The Secretary General of the IDTC asked members to affirm their commitment to horse welfare by pledging to adhere to a list of 15 Principles.
1. Assure that essential individual indicators for animal welfare are met based on the 5 domains of 1. nutrition 2. physical environment 3. Health 4. interactions with environment, other
animals, humans and 5. Mental state. These factors should not be resource based or limited.
2. Commit to respect every horse equally regardless of its use (breeding, recreation, or sport) and ensure that training and performance objectives are consistent with the individual’s genetic potential, temperament, and development.
3. Commit to the need for ongoing training of the horse, its rider and all its handlers to achieve the best possible interaction between horse and man.
4. Recognize that the horse is a social, sentient, and neotenic animal and be alert to the physical, emotional, and intellectual implications of these characteristics.
5. Appreciate the character-building, emotional, and physical benefits of dealing with horses especially for young people and those with mental or physical disabilities.
6. Commit in training to utilize natural behaviors to enhance the horse’s ability to understand the human objective.

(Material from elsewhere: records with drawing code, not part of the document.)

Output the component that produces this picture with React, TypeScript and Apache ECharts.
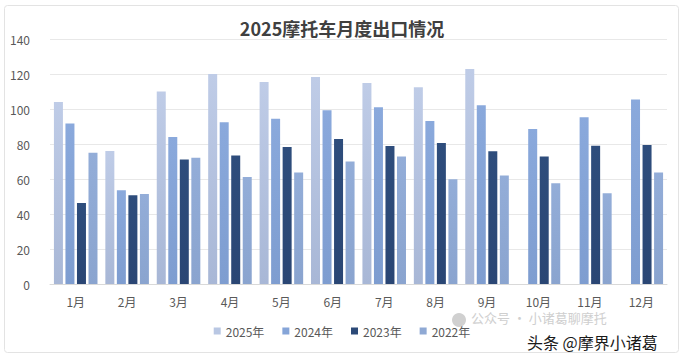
import React, { useEffect, useRef } from "react";
import * as echarts from "echarts";

const months = ["1月", "2月", "3月", "4月", "5月", "6月", "7月", "8月", "9月", "10月", "11月", "12月"];
const s2025: (number | null)[] = [104, 76, 110, 120, 115.4, 118.3, 114.8, 112.5, 122.9, null, null, null];
const s2024 = [91.7, 53.6, 84, 92.4, 94.4, 99.3, 101, 93.2, 102.2, 88.6, 95.3, 105.5];
const s2023 = [46.3, 50.7, 71.2, 73.5, 78.3, 82.9, 78.9, 80.6, 75.8, 72.9, 79, 79.4];
const s2022 = [75, 51.5, 72.2, 61.2, 63.7, 70, 72.9, 59.9, 62, 57.6, 51.9, 63.7];
const seriesNames = ["2025年", "2024年", "2023年", "2022年"];

const grad = (top: string, bottom: string) =>
  new echarts.graphic.LinearGradient(0, 0, 0, 1, [
    { offset: 0, color: top },
    { offset: 1, color: bottom },
  ]);

export default function App() {
  const ref = useRef<HTMLDivElement>(null);
  useEffect(() => {
    if (!ref.current) return;
    const chart = echarts.init(ref.current, undefined, { renderer: "svg" });
    const font = "'Noto Sans CJK SC', 'Noto Sans', sans-serif";
    const colors = ["#b9c7e3", "#86a5d8", "#2c4a78", "#8fa9d4"];
    const fills = [
      grad("#bfcce7", "#a8b7d6"),
      grad("#8aa9dc", "#7e9dd0"),
      grad("#2e4d7c", "#2a4674"),
      grad("#93add8", "#8aa4cf"),
    ];
    const data = [s2025, s2024, s2023, s2022];
    chart.setOption({
      animation: false,
      backgroundColor: "#ffffff",
      textStyle: { fontFamily: font },
      title: {
        text: "2025摩托车月度出口情况",
        left: "center",
        top: 14,
        textStyle: { fontFamily: font, fontSize: 18, fontWeight: "bold", color: "#404040" },
      },
      legend: {
        bottom: 17,
        left: "center",
        itemWidth: 7,
        itemHeight: 7,
        itemGap: 18,
        icon: "rect",
        textStyle: { fontFamily: font, fontSize: 12, color: "#595959" },
        data: seriesNames.map((n, i) => ({ name: n, itemStyle: { color: colors[i] } })),
      },
      grid: { left: 50, right: 17, top: 39, bottom: 75 },
      xAxis: {
        type: "category",
        data: months,
        axisLine: { lineStyle: { color: "#d9d9d9" } },
        axisTick: { show: false },
        axisLabel: { fontFamily: font, fontSize: 12, color: "#595959", margin: 11 },
      },
      yAxis: {
        type: "value",
        min: 0,
        max: 140,
        interval: 20,
        axisLine: { show: false },
        axisTick: { show: false },
        splitLine: { lineStyle: { color: "#e8e8e8" } },
        axisLabel: { fontFamily: font, fontSize: 12, color: "#595959", margin: 20 },
      },
      series: seriesNames.map((n, i) => ({
        name: n,
        type: "bar",
        data: data[i],
        barWidth: 9,
        barGap: "28%",
        itemStyle: { color: fills[i] },
      })),
      graphic: [
        {
          type: "rect",
          shape: { x: 4.5, y: 5.5, width: 674, height: 347, r: 3 },
          style: { fill: "none", stroke: "#e3e3e3", lineWidth: 1 },
          silent: true,
        },
        {
          type: "circle",
          shape: { cx: 459, cy: 320, r: 7 },
          style: { fill: "#d0d0d0" },
          silent: true,
        },
        {
          type: "text",
          left: 471,
          top: 311,
          style: { text: "公众号 · 小诸葛聊摩托", fontFamily: font, fontSize: 13, fill: "#cfcfcf" },
          silent: true,
        },
        {
          type: "text",
          left: 527,
          top: 334,
          style: { text: "头条 @摩界小诸葛", fontFamily: font, fontSize: 16, fill: "#1a1a1a" },
          silent: true,
        },
      ],
    });
    return () => chart.dispose();
  }, []);
  return (
    <div
      ref={ref}
      style={{ position: "absolute", left: 0, top: 0, width: 684, height: 359 }}
    />
  );
}
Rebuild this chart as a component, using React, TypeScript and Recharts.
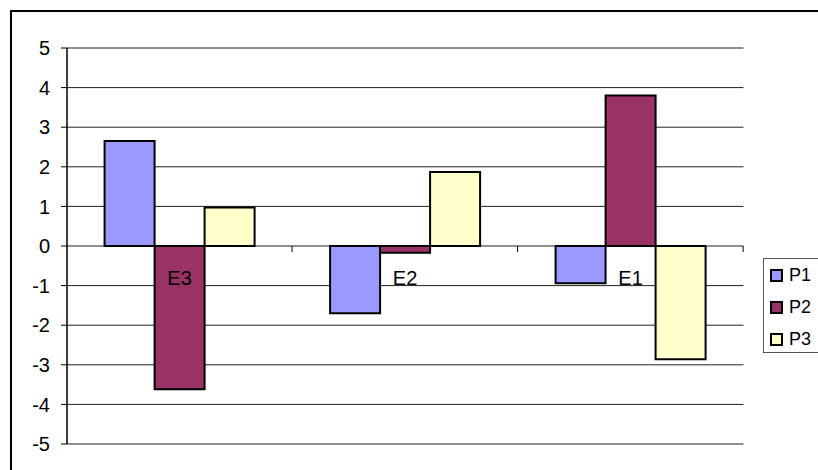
import React from "react";
import { BarChart, Bar, XAxis, YAxis, CartesianGrid, LabelList } from "recharts";

const categories = ["E3", "E2", "E1"];
const seriesNames = ["P1", "P2", "P3"];
const p1Values = [2.65, -1.7, -0.94];
const p2Values = [-3.62, -0.17, 3.8];
const p3Values = [0.97, 1.87, -2.86];
const yTicks = [-5, -4, -3, -2, -1, 0, 1, 2, 3, 4, 5];
const colors = ["#9999FF", "#993366", "#FFFFCC"];

const data = categories.map((c, i) => ({
  cat: c,
  P1: p1Values[i],
  P2: p2Values[i],
  P3: p3Values[i],
}));

const FONT = "'Liberation Sans', Arial, sans-serif";

const CatLabel = (props: any) => {
  const { x, y, width, height, value } = props;
  const cx = x + width / 2;
  const zeroY = y + height;
  const band = width * 4.5;
  const bx = cx + band / 2;
  return (
    <g>
      <text
        x={cx}
        y={zeroY + 39}
        textAnchor="middle"
        fontSize={20}
        fontFamily={FONT}
        fill="#000"
      >
        {value}
      </text>
      <line x1={bx} x2={bx} y1={zeroY} y2={zeroY + 6} stroke="#000" strokeWidth={1} />
    </g>
  );
};

export default function App() {
  return (
    <div
      style={{
        position: "fixed",
        left: 0,
        top: 0,
        width: 818,
        height: 470,
        overflow: "hidden",
        background: "#fff",
      }}
    >
      <div
        style={{
          position: "absolute",
          left: 10,
          top: 10,
          width: 900,
          height: 900,
          border: "2px solid #000",
          boxSizing: "border-box",
        }}
      />
      <div style={{ position: "absolute", left: 0, top: 0 }}>
        <BarChart
          width={818}
          height={470}
          data={data}
          margin={{ top: 48, right: 74.5, bottom: 26, left: 0 }}
          barCategoryGap="16.67%"
          barGap={0}
        >
          <CartesianGrid vertical={false} stroke="#222" strokeWidth={1} yAxisId="l" xAxisId="b" />
          <XAxis
            xAxisId="b"
            dataKey="cat"
            height={0}
            tick={false}
            tickLine={false}
            axisLine={{ stroke: "#808080", strokeWidth: 2 }}
          />
          <XAxis
            xAxisId="t"
            orientation="top"
            dataKey="cat"
            height={0}
            tick={false}
            tickLine={false}
            axisLine={{ stroke: "#808080", strokeWidth: 2 }}
          />
          <YAxis
            yAxisId="l"
            domain={[-5, 5]}
            ticks={yTicks}
            width={67}
            interval={0}
            tickSize={6}
            tickMargin={11}
            tickLine={{ stroke: "#000" }}
            axisLine={{ stroke: "#000", strokeWidth: 1.5 }}
            tick={{ fill: "#000", fontSize: 20, fontFamily: FONT }}
          />
          <YAxis
            yAxisId="r"
            orientation="right"
            domain={[-5, 5]}
            width={0}
            tick={false}
            tickLine={false}
            axisLine={{ stroke: "#808080", strokeWidth: 2 }}
          />
          {seriesNames.map((s, i) => (
            <Bar
              key={s}
              dataKey={s}
              xAxisId="b"
              yAxisId="l"
              fill={colors[i]}
              stroke="#000"
              strokeWidth={2}
              isAnimationActive={false}
            >
              {i === 1 ? <LabelList dataKey="cat" content={CatLabel} /> : null}
            </Bar>
          ))}
        </BarChart>
      </div>
      <div
        style={{
          position: "absolute",
          left: 763,
          top: 258,
          width: 80,
          height: 95,
          border: "1.5px solid #555",
          boxSizing: "border-box",
          fontFamily: FONT,
          fontSize: 18,
          background: "#fff",
        }}
      >
        {seriesNames.map((s, i) => (
          <div
            key={s}
            style={{
              position: "absolute",
              left: 6,
              top: 6 + i * 32,
              height: 20,
              display: "flex",
              alignItems: "center",
            }}
          >
            <span
              style={{
                display: "inline-block",
                width: 13,
                height: 13,
                background: colors[i],
                border: "2px solid #000",
                boxSizing: "border-box",
                marginRight: 6,
              }}
            />
            <span style={{ lineHeight: "20px" }}>{s}</span>
          </div>
        ))}
      </div>
    </div>
  );
}
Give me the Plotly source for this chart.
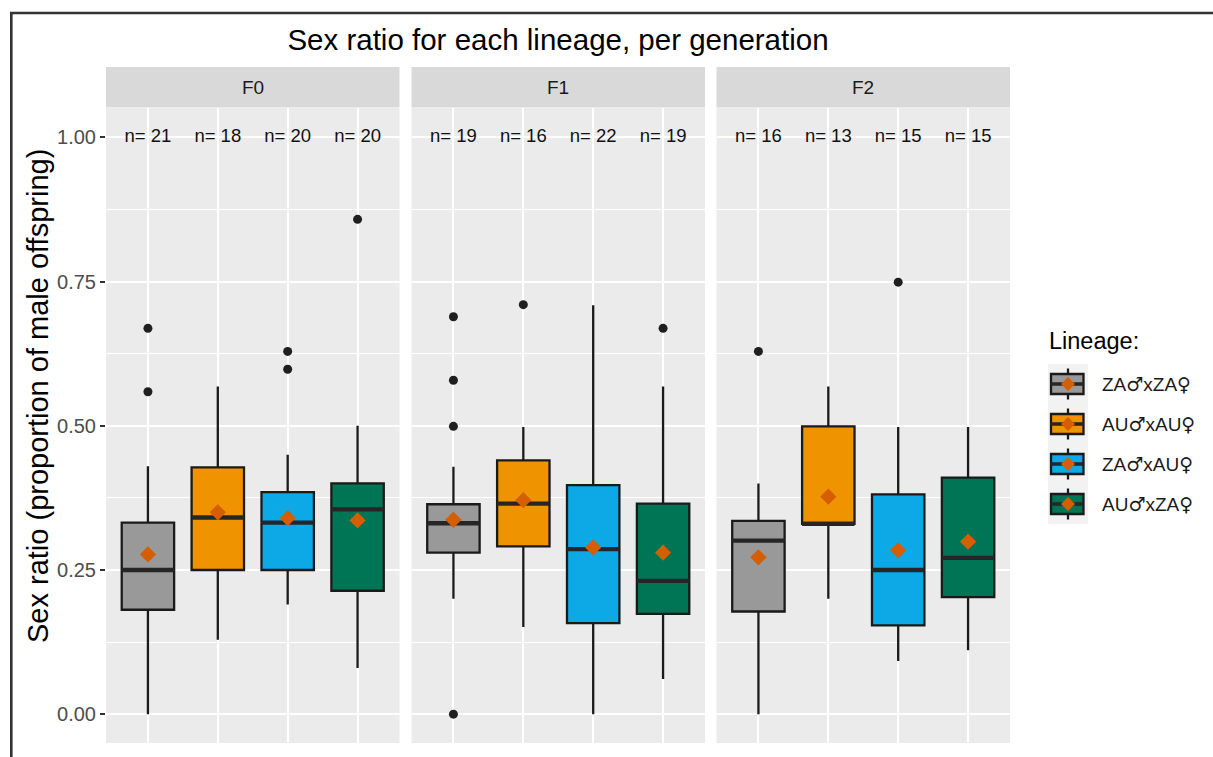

7. Accept the responsibility for the wellbeing of the horse throughout its entire life including after its sporting career has ended and until death. All decisions must be made in the best interest of the horse, informed by the most recent advice available.
8. Promise never to discipline out of anger or frustration.
9. Pledge strict adherence to all anti-doping regulations and procedures
10. Ensure prompt and appropriate treatment in case of injury or illness.
11. Dutifully display characteristics of good sportsmanship and strive to present equestrian sport favorably at competitions.
12. Require that all regulations related to horse welfare are based on sound scientific evidence and are scrutinized and approved by the FEI Veterinary Committee. Recognize
knowledge regarding horses and their wellbeing is incomplete and be open-minded to new scientific evidence.
13. Commit to being transparent and proactive. Demonstrate a willingness to engage with all stakeholders (including the public) to enhance understanding of equine welfare and
recognize the legitimacy of differing opinions.
14. Appreciate and disseminate the history of the horse and the role it plays in our cultural heritage.
15. Enhance the positive contributions of equestrian sport to people and the environment.

Ronan Murphy identified the need for a strategy for dressage.  He welcomed participation by all stakeholders in the development of this strategy and announced that there would be a meeting including all stakeholders in the early part of 2024 to initiate work.